Yasayla kapatılan, dönemin özel yetkili İstanbul 13. Ağır Ceza Mahkemesince 5 Ağustos 2013'te verilen kararda, eski Genelkurmay Başkanı İlker Başbuğ müebbet, Vatan Partisi Genel Başkanı Doğu Perinçek ağırlaştırılmış müebbet, emekli Tuğgeneral Veli Küçük 2 kez ağırlaştırılmış müebbet ve 99 yıl hapis, Tuncay Özkan ağırlaştırılmış müebbet ve diğer suçlardan 22 yıl 6 ay hapis cezalarına çarptırılmıştı.
Emekli Orgeneral Hurşit Tolon'u müebbet, Danıştay saldırısının faili Alpaslan Arslan'ı 2 kez ağırlaştırılmış müebbet, avukat Kemal Kerinçsiz'i ağırlaştırılmış müebbet, Mehmet Haberal'ı 12 yıl 6 ay, Mustafa Balbay'ı 34 yıl 8 ay ve Sinan Aygün'ü de 13 yıl 6 ay hapis cezasına mahkum eden mahkeme heyeti, diğer sanıklara da çeşitli oranlarda hapis cezası vermişti.
Bazı sanıklar, davaya bakan ve kapatılan özel yetkili mahkemenin gerekçeli kararını yazmasının 7 ay sürmesi nedeniyle Anayasa Mahkemesine (AYM) bireysel başvuruda bulunmuş ve yüksek mahkeme de "sanıkların haklarının ihlal edildiğine" hükmetmişti.
İhlal kararı üzerine, yasayla kaldırılan İstanbul 13. Ağır Ceza Mahkemesi yerine başvuruları inceleyen nöbetçi mahkemeler, tutuklu sanıkları tahliye etmişti.

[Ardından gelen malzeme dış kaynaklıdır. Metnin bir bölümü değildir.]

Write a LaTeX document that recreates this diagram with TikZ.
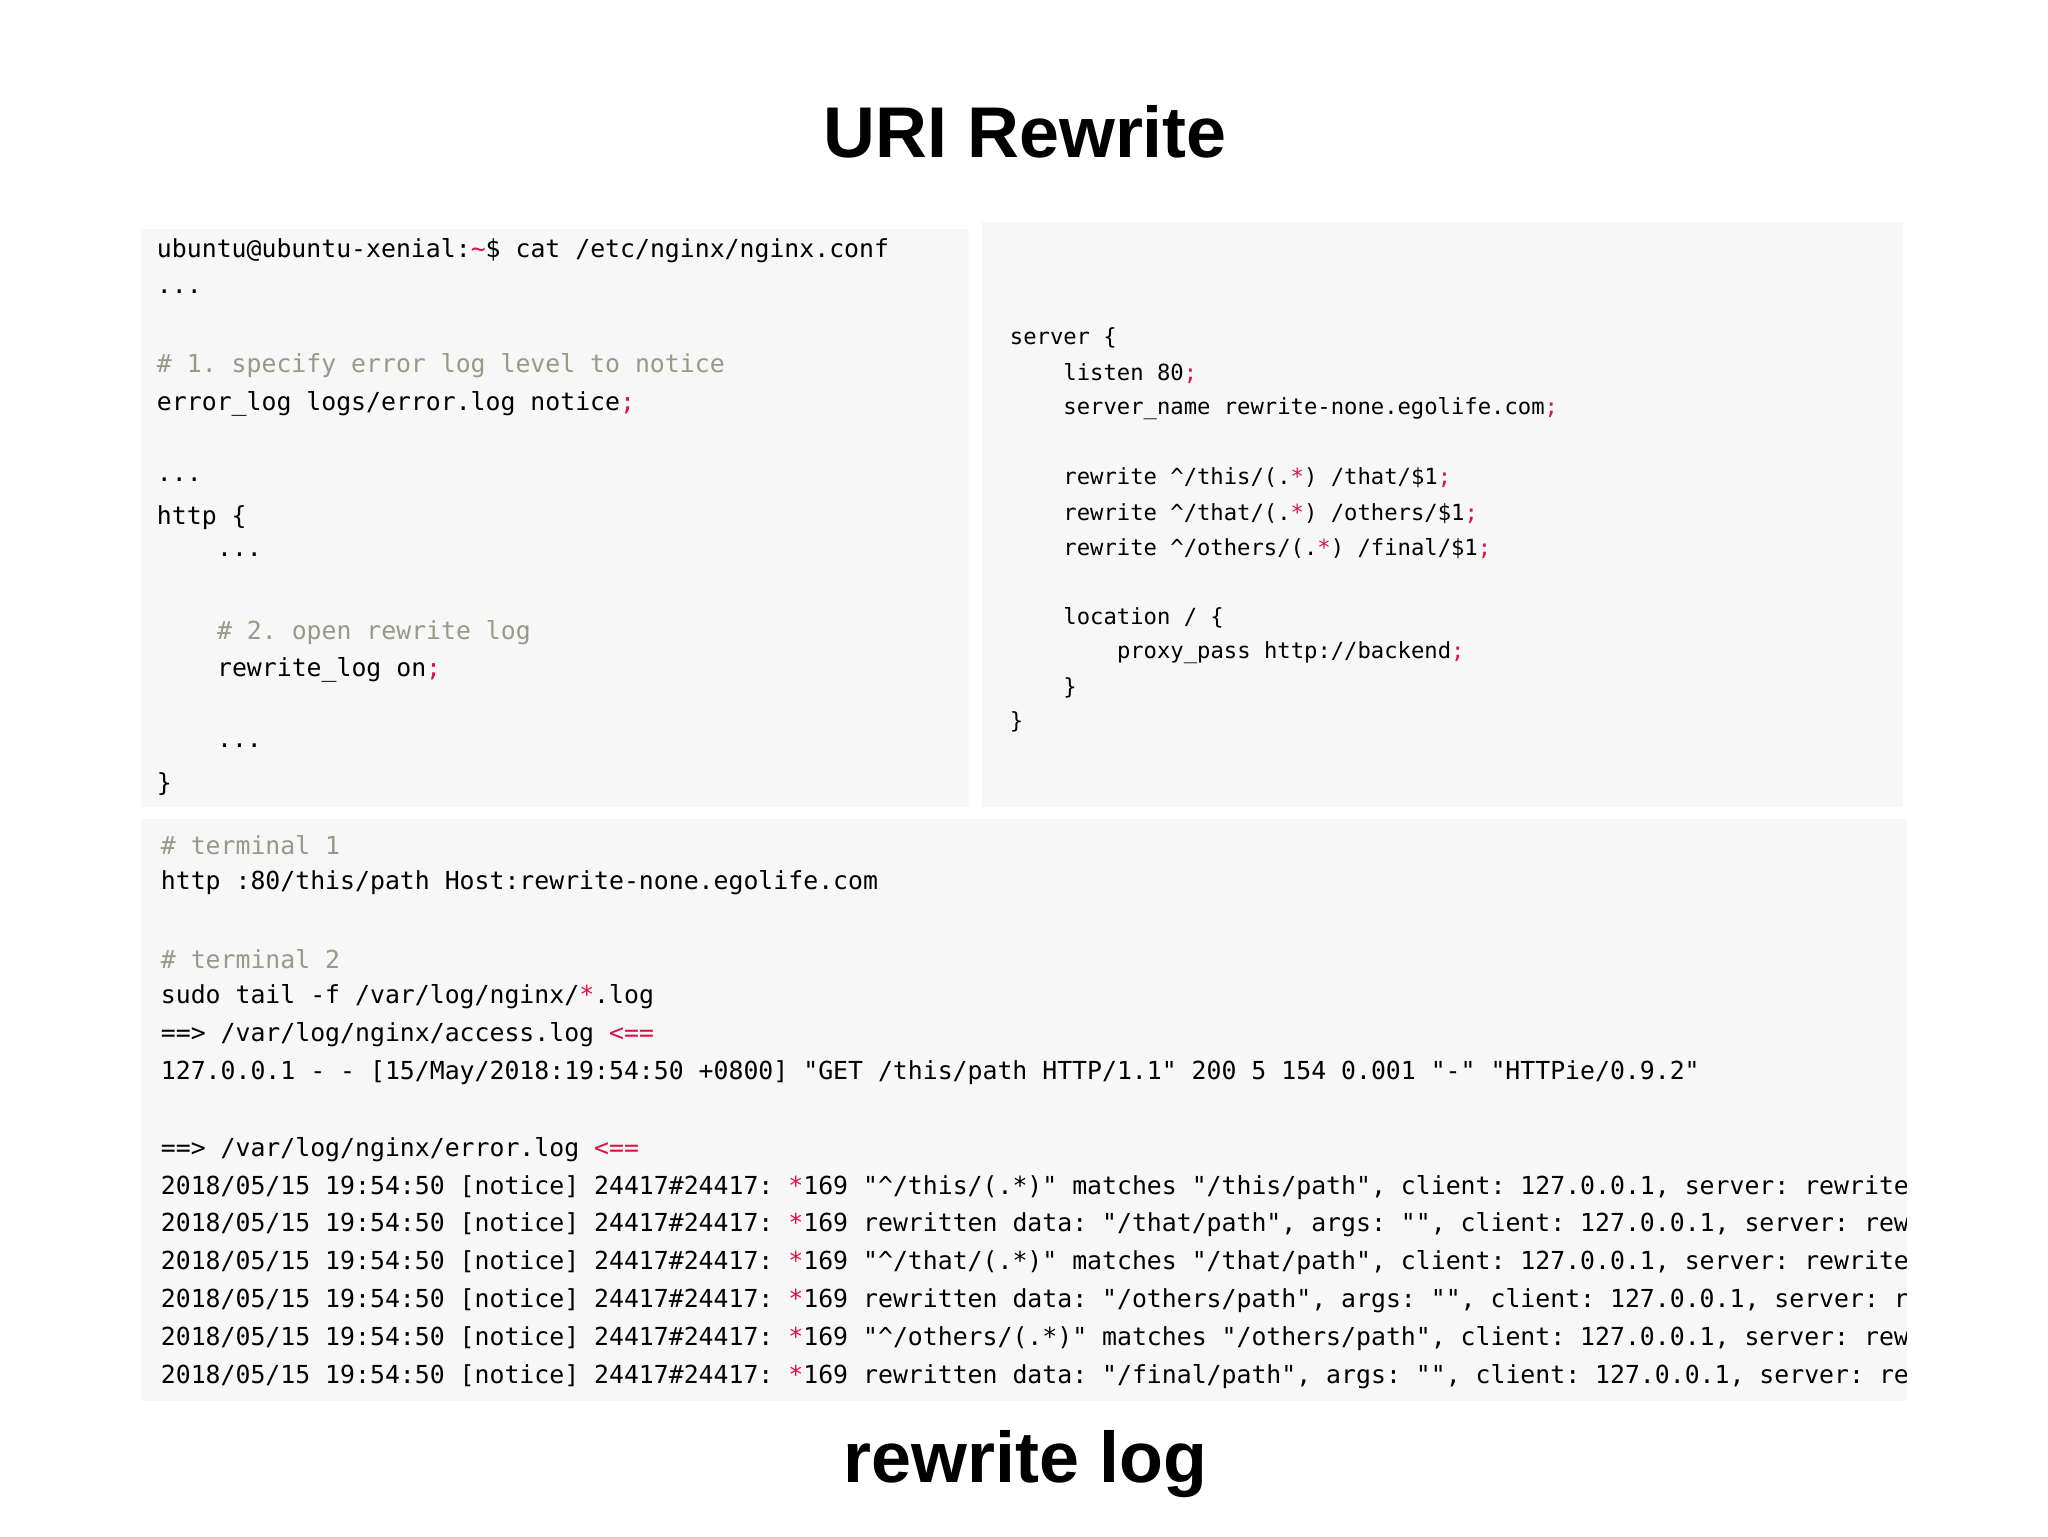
\documentclass[tikz,border=0pt]{standalone}
\usepackage{fontspec}
\setmainfont{Liberation Sans}
\setmonofont{DejaVu Sans Mono}
\definecolor{panel}{HTML}{F7F7F7}
\definecolor{cmt}{HTML}{999988}
\definecolor{rd}{HTML}{DD1144}
\newcommand\R[1]{\textcolor{rd}{#1}}
\newcommand\C[1]{\textcolor{cmt}{#1}}
\newcommand\crt{\textasciicircum}
\begin{document}
\begin{tikzpicture}[x=1pt,y=-1pt,
  pan/.style={fill=panel,draw=none},
  lcode/.style={anchor=west,inner sep=0,font=\fontsize{19}{22}\selectfont\ttfamily},
  rcode/.style={anchor=west,inner sep=0,font=\fontsize{17}{20}\selectfont\ttfamily},
  bcode/.style={anchor=west,inner sep=0,font=\fontsize{19}{22}\selectfont\ttfamily},
  ttl/.style={font=\fontsize{55}{64}\selectfont\bfseries}]
\useasboundingbox (0,0) rectangle (1568,1176);
\fill[white] (0,0) rectangle (1568,1176);
\node[ttl] (title) at (785,101) {URI Rewrite};
\node[ttl] (foot) at (785,1121) {rewrite log};
\fill[pan] (108,175) rectangle (742,618);
\fill[pan] (752,170) rectangle (1457,618);
\fill[pan] (108,627) rectangle (1460,1073);
% left panel
\node[lcode] (l1) at (120,192) {ubuntu@ubuntu-xenial:\R{\textasciitilde}\$ cat /etc/nginx/nginx.conf};
\node[lcode] (l2) at (120,223) {...};
\node[lcode] (l3) at (120,280) {\C{\# 1. specify error log level to notice}};
\node[lcode] (l4) at (120,309) {error\_log logs/error.log notice\R{;}};
\node[lcode] (l5) at (120,367) {...};
\node[lcode] (l6) at (120,396) {http \{};
\node[lcode] (l7) at (166,425) {...};
\node[lcode] (l8) at (166,484) {\C{\# 2. open rewrite log}};
\node[lcode] (l9) at (166,513) {rewrite\_log on\R{;}};
\node[lcode] (l10) at (166,571) {...};
\node[lcode] (l11) at (120,600) {\}};
% right panel
\node[rcode] (r1) at (773,259) {server \{};
\node[rcode] (r2) at (814,286) {listen 80\R{;}};
\node[rcode] (r3) at (814,313) {server\_name rewrite-none.egolife.com\R{;}};
\node[rcode] (r4) at (814,366) {rewrite \crt/this/(.\R{*}) /that/\$1\R{;}};
\node[rcode] (r5) at (814,393) {rewrite \crt/that/(.\R{*}) /others/\$1\R{;}};
\node[rcode] (r6) at (814,420) {rewrite \crt/others/(.\R{*}) /final/\$1\R{;}};
\node[rcode] (r7) at (814,473) {location / \{};
\node[rcode] (r8) at (855,500) {proxy\_pass http://backend\R{;}};
\node[rcode] (r9) at (814,527) {\}};
\node[rcode] (r10) at (773,553) {\}};
% bottom panel
\begin{scope}
\clip (108,627) rectangle (1460,1073);
\node[bcode] (b1) at (123,647) {\C{\# terminal 1}};
\node[bcode] (b2) at (123,676) {http :80/this/path Host:rewrite-none.egolife.com};
\node[bcode] (b3) at (123,734) {\C{\# terminal 2}};
\node[bcode] (b4) at (123,763) {sudo tail -f /var/log/nginx/\R{*}.log};
\node[bcode] (b5) at (123,792) {==> /var/log/nginx/access.log \R{<==}};
\node[bcode] (b6) at (123,821) {127.0.0.1 - - [15/May/2018:19:54:50 +0800] "GET /this/path HTTP/1.1" 200 5 154 0.001 "-" "HTTPie/0.9.2"};
\node[bcode] (b7) at (123,880) {==> /var/log/nginx/error.log \R{<==}};
\node[bcode] (b8) at (123,909) {2018/05/15 19:54:50 [notice] 24417\#24417: \R{*}169 "\crt/this/(.*)" matches "/this/path", client: 127.0.0.1, server: rewrite-none.egolife.com};
\node[bcode] (b9) at (123,938) {2018/05/15 19:54:50 [notice] 24417\#24417: \R{*}169 rewritten data: "/that/path", args: "", client: 127.0.0.1, server: rewrite-none};
\node[bcode] (b10) at (123,967) {2018/05/15 19:54:50 [notice] 24417\#24417: \R{*}169 "\crt/that/(.*)" matches "/that/path", client: 127.0.0.1, server: rewrite-none.egolife.com};
\node[bcode] (b11) at (123,996) {2018/05/15 19:54:50 [notice] 24417\#24417: \R{*}169 rewritten data: "/others/path", args: "", client: 127.0.0.1, server: rewrite-none};
\node[bcode] (b12) at (123,1025) {2018/05/15 19:54:50 [notice] 24417\#24417: \R{*}169 "\crt/others/(.*)" matches "/others/path", client: 127.0.0.1, server: rewrite-none};
\node[bcode] (b13) at (123,1054) {2018/05/15 19:54:50 [notice] 24417\#24417: \R{*}169 rewritten data: "/final/path", args: "", client: 127.0.0.1, server: rewrite-none};
\end{scope}
\end{tikzpicture}
\end{document}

İstanbul 13. Ağır Ceza Mahkemesinin karardan 7 ay sonra 16 bin 600 sayfadan oluşan gerekçeli kararının taraflara tebliğ edilmesinin ardından dosya, temyiz incelemesi için Yargıtay 16. Ceza Dairesine gönderilmişti. Temyiz duruşmaları, 6 Ekim 2015'ten itibaren yapılmaya başlanmıştı.

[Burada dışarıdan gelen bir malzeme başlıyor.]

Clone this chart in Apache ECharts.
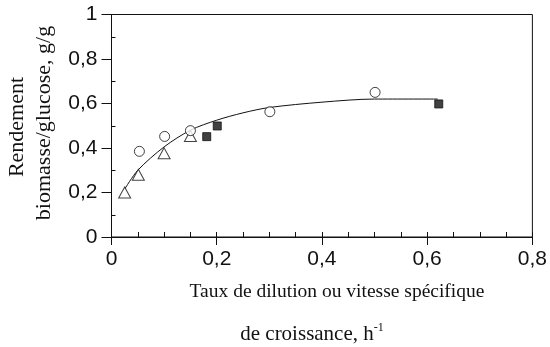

Hâkim ve savcılar 'FETÖ'den tutuklu
Yargıtay 16. Ceza Dairesi, 21 Nisan 2016'da verdiği kararla, 13. Ağır Ceza Mahkemesi'nin kararını, "eski Genelkurmay Başkanı emekli Orgeneral İlker Başbuğ'un Yüce Divan’da yargılanması gerektiği yönündeki itirazının haklı olması, Danıştay saldırısı davası ile Ergenekon davası arasındaki hukuki ve fiili irtibatın somut delillerle gösterilememesi ve soruşturma, yargılama, delil toplama aşamalarında adil yargılanma ilkelerine aykırılık bulunması" gibi gerekçelerle bozmuştu.

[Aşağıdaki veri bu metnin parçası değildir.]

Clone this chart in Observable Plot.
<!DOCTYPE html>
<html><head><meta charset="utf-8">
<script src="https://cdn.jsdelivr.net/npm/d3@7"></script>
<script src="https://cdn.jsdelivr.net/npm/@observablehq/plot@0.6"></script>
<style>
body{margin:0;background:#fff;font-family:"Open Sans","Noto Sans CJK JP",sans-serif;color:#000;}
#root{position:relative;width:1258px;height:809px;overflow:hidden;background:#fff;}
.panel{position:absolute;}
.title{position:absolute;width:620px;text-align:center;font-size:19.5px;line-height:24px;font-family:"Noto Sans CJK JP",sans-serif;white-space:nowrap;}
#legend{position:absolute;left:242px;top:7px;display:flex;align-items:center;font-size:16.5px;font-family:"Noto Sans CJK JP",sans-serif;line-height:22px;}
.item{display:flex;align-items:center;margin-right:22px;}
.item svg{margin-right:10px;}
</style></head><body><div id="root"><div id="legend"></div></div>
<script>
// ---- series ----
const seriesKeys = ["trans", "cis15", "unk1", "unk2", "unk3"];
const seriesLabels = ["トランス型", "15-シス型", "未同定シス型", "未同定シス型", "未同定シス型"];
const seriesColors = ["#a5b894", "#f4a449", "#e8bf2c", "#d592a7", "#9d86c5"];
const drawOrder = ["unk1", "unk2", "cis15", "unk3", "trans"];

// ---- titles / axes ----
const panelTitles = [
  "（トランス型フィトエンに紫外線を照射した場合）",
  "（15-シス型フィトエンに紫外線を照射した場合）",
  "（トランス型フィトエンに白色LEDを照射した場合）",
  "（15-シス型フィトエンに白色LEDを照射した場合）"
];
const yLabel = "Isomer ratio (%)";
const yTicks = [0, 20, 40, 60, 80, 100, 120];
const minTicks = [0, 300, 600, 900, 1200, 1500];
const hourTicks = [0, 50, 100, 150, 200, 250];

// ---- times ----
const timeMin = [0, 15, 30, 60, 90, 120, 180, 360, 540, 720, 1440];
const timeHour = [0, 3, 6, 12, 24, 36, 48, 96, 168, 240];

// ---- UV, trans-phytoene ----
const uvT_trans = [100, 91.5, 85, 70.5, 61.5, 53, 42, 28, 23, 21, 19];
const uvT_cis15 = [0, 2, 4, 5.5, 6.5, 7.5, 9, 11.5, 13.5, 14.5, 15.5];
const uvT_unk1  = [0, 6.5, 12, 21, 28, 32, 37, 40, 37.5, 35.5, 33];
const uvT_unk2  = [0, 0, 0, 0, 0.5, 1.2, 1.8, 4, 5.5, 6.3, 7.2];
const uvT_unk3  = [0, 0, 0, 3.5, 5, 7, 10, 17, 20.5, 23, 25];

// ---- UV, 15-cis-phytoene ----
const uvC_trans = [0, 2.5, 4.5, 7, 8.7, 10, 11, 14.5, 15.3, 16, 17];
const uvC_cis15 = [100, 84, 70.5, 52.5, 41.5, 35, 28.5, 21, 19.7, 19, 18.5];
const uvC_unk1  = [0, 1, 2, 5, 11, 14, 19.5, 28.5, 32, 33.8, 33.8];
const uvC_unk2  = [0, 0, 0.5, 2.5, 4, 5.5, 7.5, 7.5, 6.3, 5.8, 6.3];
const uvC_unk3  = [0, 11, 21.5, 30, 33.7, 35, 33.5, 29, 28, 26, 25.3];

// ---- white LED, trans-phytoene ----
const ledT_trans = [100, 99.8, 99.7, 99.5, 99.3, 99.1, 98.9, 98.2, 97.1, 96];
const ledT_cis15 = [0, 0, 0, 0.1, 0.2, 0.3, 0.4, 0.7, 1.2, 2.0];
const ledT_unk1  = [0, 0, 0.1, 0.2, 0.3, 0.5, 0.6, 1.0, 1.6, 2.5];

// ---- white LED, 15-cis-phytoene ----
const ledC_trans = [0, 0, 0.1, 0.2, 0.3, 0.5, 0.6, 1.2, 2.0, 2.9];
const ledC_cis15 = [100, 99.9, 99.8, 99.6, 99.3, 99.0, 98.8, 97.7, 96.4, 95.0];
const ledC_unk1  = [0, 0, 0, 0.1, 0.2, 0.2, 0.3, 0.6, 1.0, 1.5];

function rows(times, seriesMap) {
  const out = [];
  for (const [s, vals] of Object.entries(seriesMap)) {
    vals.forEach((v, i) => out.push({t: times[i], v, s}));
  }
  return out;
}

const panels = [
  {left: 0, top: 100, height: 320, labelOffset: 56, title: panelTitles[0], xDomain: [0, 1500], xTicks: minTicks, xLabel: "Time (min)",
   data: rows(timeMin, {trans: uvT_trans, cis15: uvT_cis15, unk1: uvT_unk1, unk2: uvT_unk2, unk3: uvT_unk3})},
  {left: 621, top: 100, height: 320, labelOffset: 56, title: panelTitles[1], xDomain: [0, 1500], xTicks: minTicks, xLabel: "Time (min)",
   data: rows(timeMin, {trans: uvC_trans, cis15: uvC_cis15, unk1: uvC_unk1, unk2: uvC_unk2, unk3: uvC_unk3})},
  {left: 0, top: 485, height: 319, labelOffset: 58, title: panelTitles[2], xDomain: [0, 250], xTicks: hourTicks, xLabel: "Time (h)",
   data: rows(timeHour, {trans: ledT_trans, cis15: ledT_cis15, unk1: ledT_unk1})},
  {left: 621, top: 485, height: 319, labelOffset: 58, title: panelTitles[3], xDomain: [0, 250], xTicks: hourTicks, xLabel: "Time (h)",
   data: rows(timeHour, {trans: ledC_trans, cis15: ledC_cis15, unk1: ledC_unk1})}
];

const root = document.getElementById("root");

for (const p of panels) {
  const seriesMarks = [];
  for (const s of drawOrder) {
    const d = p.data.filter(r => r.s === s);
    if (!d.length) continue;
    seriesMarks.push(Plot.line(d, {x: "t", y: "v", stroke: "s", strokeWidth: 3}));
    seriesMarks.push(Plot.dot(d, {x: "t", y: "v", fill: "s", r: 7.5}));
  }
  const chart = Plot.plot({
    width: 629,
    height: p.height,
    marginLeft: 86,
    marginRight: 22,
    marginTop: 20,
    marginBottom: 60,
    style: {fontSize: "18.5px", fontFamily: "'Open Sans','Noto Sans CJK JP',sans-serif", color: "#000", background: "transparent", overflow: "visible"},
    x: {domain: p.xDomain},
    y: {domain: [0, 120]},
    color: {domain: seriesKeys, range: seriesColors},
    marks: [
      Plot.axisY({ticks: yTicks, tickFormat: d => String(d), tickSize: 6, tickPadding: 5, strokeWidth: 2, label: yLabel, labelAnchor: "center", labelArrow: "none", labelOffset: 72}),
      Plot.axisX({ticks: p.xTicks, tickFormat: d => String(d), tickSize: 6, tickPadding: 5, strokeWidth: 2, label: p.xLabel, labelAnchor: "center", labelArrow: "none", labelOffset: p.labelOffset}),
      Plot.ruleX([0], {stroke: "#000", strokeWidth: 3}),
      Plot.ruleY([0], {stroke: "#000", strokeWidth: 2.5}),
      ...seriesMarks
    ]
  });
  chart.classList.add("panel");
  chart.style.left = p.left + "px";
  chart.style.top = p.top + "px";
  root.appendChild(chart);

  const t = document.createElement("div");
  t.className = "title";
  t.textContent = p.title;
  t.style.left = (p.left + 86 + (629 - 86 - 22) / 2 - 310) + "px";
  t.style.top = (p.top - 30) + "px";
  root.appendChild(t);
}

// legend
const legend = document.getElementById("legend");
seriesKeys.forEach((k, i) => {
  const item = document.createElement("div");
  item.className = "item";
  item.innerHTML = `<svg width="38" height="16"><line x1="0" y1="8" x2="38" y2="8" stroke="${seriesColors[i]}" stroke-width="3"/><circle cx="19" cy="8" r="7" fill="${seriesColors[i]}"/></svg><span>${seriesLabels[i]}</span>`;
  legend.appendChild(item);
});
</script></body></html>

Dosyaya hangi mahkemenin bakacağına ilişkin yaşanan yetki karmaşasının ardından, HSYK tarafından alınan kararla dosya, İstanbul 4. Ağır Ceza Mahkemesine gönderilmişti.Dönemin özel yetkili İstanbul 13. Ağır Ceza Mahkemesinde dosyaya bakan hâkimler Hüseyin Özese ve Hüsnü Çalmuk, "Fetullahçı Terör Örgütü/Paralel Devlet Yapılanması" (FETÖ/PDY) soruşturmaları kapsamında tutuklanmıştı. Hakim Sedat Sami Haşiloğlu hakkında ise yine 'FETÖ' soruşturması kapsamında yakalama emri çıkarılmıştı. Davaya duruşma savcısı olarak giren Mehmet Ali Pekgüzel ve Nihat Taşkın da 'FETÖ' davaları kapsamında tutuklu bulunuyor.